▶ _INFORMATION SHOWN_:
§

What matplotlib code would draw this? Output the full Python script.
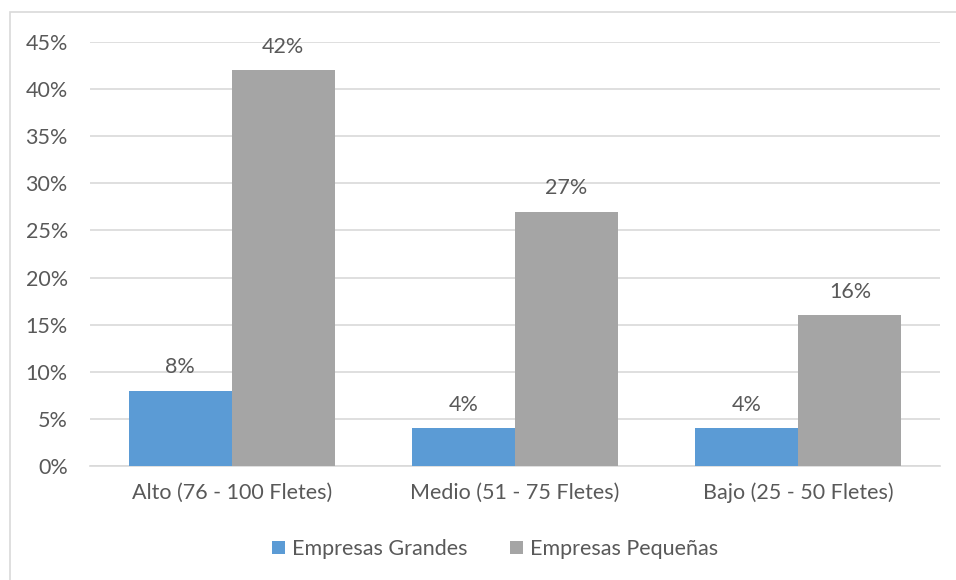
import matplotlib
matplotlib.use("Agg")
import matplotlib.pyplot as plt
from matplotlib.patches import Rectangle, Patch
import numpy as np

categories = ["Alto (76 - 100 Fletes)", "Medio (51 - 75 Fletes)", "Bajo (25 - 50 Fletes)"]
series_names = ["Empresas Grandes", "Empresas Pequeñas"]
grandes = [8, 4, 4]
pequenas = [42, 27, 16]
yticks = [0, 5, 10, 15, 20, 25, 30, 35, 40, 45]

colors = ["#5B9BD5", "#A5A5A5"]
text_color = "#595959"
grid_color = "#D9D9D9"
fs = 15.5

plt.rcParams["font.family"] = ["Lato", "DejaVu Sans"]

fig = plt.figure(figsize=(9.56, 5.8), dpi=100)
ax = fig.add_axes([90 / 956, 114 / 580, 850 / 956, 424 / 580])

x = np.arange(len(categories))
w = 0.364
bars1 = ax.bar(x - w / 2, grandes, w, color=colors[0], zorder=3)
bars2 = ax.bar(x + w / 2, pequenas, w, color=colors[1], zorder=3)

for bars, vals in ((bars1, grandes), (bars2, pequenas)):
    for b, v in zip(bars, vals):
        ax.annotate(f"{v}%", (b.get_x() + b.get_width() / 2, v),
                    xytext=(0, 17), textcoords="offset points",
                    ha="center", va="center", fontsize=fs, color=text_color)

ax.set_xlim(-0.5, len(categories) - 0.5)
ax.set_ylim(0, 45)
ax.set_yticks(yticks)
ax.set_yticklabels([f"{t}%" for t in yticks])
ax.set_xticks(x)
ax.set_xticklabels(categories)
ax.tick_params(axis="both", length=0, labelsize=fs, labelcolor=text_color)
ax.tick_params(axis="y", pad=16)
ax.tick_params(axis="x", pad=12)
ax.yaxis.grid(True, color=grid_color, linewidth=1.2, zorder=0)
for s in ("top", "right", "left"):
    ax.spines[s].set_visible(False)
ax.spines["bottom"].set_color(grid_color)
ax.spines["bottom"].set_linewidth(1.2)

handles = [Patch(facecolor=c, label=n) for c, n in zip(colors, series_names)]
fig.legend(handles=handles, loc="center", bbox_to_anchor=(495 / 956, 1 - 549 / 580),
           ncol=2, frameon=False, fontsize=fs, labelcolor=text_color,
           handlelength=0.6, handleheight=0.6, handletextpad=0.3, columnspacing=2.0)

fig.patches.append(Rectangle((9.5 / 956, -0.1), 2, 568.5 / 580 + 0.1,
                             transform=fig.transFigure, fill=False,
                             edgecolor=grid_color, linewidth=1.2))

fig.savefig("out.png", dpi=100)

§

▶ _GIVEN INSTRUCTION_: Copy every line above in which the string "matplotlib" shows up.

▶ _EXERCISE RESPONSE_:
What matplotlib code would draw this? Output the full Python script.
import matplotlib
matplotlib.use("Agg")
import matplotlib.pyplot as plt
from matplotlib.patches import Rectangle, Patch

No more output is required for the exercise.